## PROVIDED MATERIAL
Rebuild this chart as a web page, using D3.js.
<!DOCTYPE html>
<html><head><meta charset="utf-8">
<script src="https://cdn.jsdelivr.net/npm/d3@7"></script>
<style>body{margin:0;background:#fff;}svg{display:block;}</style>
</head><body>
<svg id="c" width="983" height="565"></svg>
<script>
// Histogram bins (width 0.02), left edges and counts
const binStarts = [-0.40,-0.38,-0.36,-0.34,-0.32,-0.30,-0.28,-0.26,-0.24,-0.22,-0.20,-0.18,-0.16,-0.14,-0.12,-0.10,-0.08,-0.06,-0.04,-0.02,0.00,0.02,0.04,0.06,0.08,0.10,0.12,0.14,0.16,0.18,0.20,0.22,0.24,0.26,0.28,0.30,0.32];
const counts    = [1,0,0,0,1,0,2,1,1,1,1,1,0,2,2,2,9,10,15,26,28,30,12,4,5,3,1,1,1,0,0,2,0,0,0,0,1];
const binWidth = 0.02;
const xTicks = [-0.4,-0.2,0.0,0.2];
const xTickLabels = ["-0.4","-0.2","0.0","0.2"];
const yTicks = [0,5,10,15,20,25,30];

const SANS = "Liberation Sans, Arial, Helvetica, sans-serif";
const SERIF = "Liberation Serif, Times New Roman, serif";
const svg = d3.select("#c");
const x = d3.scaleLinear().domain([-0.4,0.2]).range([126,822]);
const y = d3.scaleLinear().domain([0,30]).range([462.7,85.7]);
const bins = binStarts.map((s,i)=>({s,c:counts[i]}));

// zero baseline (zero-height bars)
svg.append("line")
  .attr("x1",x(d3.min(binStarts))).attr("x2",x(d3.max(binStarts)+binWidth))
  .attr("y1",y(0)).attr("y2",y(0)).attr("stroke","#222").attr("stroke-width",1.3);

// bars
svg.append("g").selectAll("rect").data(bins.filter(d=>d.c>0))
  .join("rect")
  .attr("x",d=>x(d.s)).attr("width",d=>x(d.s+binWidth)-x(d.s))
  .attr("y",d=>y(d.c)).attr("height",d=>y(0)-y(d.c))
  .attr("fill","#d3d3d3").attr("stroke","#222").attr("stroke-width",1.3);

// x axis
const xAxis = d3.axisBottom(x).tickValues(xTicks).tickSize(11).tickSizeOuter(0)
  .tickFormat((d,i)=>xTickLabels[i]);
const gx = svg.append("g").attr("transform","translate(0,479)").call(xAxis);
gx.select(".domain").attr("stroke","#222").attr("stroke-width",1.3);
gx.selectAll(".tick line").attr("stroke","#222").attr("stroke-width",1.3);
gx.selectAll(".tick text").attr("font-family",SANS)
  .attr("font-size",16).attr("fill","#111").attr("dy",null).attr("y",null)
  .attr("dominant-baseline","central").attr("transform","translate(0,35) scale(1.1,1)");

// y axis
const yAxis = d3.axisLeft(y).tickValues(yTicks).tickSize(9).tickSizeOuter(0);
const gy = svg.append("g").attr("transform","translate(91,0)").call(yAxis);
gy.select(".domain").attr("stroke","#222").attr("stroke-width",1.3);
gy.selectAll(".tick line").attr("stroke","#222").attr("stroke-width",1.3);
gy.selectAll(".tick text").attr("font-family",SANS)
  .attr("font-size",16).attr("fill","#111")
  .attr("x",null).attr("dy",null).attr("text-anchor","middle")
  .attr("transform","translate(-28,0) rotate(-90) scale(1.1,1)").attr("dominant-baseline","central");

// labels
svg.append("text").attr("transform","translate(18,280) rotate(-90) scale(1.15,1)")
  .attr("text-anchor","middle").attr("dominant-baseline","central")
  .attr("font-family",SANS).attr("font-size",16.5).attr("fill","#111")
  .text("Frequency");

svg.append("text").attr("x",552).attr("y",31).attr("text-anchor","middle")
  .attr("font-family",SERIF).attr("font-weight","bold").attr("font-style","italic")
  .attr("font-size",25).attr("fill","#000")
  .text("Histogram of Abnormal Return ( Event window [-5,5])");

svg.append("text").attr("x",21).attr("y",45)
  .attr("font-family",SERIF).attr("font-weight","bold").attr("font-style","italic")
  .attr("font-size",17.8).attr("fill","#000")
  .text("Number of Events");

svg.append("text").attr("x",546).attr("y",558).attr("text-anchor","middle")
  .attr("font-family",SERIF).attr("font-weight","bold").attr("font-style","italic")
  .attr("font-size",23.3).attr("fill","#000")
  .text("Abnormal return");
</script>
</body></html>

## TASK DESCRIPTION
Copy out all of the lines above exactly.

## REPLY
Rebuild this chart as a web page, using D3.js.
<!DOCTYPE html>
<html><head><meta charset="utf-8">
<script src="https://cdn.jsdelivr.net/npm/d3@7"></script>
<style>body{margin:0;background:#fff;}svg{display:block;}</style>
</head><body>
<svg id="c" width="983" height="565"></svg>
<script>
// Histogram bins (width 0.02), left edges and counts
const binStarts = [-0.40,-0.38,-0.36,-0.34,-0.32,-0.30,-0.28,-0.26,-0.24,-0.22,-0.20,-0.18,-0.16,-0.14,-0.12,-0.10,-0.08,-0.06,-0.04,-0.02,0.00,0.02,0.04,0.06,0.08,0.10,0.12,0.14,0.16,0.18,0.20,0.22,0.24,0.26,0.28,0.30,0.32];
const counts    = [1,0,0,0,1,0,2,1,1,1,1,1,0,2,2,2,9,10,15,26,28,30,12,4,5,3,1,1,1,0,0,2,0,0,0,0,1];
const binWidth = 0.02;
const xTicks = [-0.4,-0.2,0.0,0.2];
const xTickLabels = ["-0.4","-0.2","0.0","0.2"];
const yTicks = [0,5,10,15,20,25,30];

const SANS = "Liberation Sans, Arial, Helvetica, sans-serif";
const SERIF = "Liberation Serif, Times New Roman, serif";
const svg = d3.select("#c");
const x = d3.scaleLinear().domain([-0.4,0.2]).range([126,822]);
const y = d3.scaleLinear().domain([0,30]).range([462.7,85.7]);
const bins = binStarts.map((s,i)=>({s,c:counts[i]}));

// zero baseline (zero-height bars)
svg.append("line")
  .attr("x1",x(d3.min(binStarts))).attr("x2",x(d3.max(binStarts)+binWidth))
  .attr("y1",y(0)).attr("y2",y(0)).attr("stroke","#222").attr("stroke-width",1.3);

// bars
svg.append("g").selectAll("rect").data(bins.filter(d=>d.c>0))
  .join("rect")
  .attr("x",d=>x(d.s)).attr("width",d=>x(d.s+binWidth)-x(d.s))
  .attr("y",d=>y(d.c)).attr("height",d=>y(0)-y(d.c))
  .attr("fill","#d3d3d3").attr("stroke","#222").attr("stroke-width",1.3);

// x axis
const xAxis = d3.axisBottom(x).tickValues(xTicks).tickSize(11).tickSizeOuter(0)
  .tickFormat((d,i)=>xTickLabels[i]);
const gx = svg.append("g").attr("transform","translate(0,479)").call(xAxis);
gx.select(".domain").attr("stroke","#222").attr("stroke-width",1.3);
gx.selectAll(".tick line").attr("stroke","#222").attr("stroke-width",1.3);
gx.selectAll(".tick text").attr("font-family",SANS)
  .attr("font-size",16).attr("fill","#111").attr("dy",null).attr("y",null)
  .attr("dominant-baseline","central").attr("transform","translate(0,35) scale(1.1,1)");

// y axis
const yAxis = d3.axisLeft(y).tickValues(yTicks).tickSize(9).tickSizeOuter(0);
const gy = svg.append("g").attr("transform","translate(91,0)").call(yAxis);
gy.select(".domain").attr("stroke","#222").attr("stroke-width",1.3);
gy.selectAll(".tick line").attr("stroke","#222").attr("stroke-width",1.3);
gy.selectAll(".tick text").attr("font-family",SANS)
  .attr("font-size",16).attr("fill","#111")
  .attr("x",null).attr("dy",null).attr("text-anchor","middle")
  .attr("transform","translate(-28,0) rotate(-90) scale(1.1,1)").attr("dominant-baseline","central");

// labels
svg.append("text").attr("transform","translate(18,280) rotate(-90) scale(1.15,1)")
  .attr("text-anchor","middle").attr("dominant-baseline","central")
  .attr("font-family",SANS).attr("font-size",16.5).attr("fill","#111")
  .text("Frequency");

svg.append("text").attr("x",552).attr("y",31).attr("text-anchor","middle")
  .attr("font-family",SERIF).attr("font-weight","bold").attr("font-style","italic")
  .attr("font-size",25).attr("fill","#000")
  .text("Histogram of Abnormal Return ( Event window [-5,5])");

svg.append("text").attr("x",21).attr("y",45)
  .attr("font-family",SERIF).attr("font-weight","bold").attr("font-style","italic")
  .attr("font-size",17.8).attr("fill","#000")
  .text("Number of Events");

svg.append("text").attr("x",546).attr("y",558).attr("text-anchor","middle")
  .attr("font-family",SERIF).attr("font-weight","bold").attr("font-style","italic")
  .attr("font-size",23.3).attr("fill","#000")
  .text("Abnormal return");
</script>
</body></html>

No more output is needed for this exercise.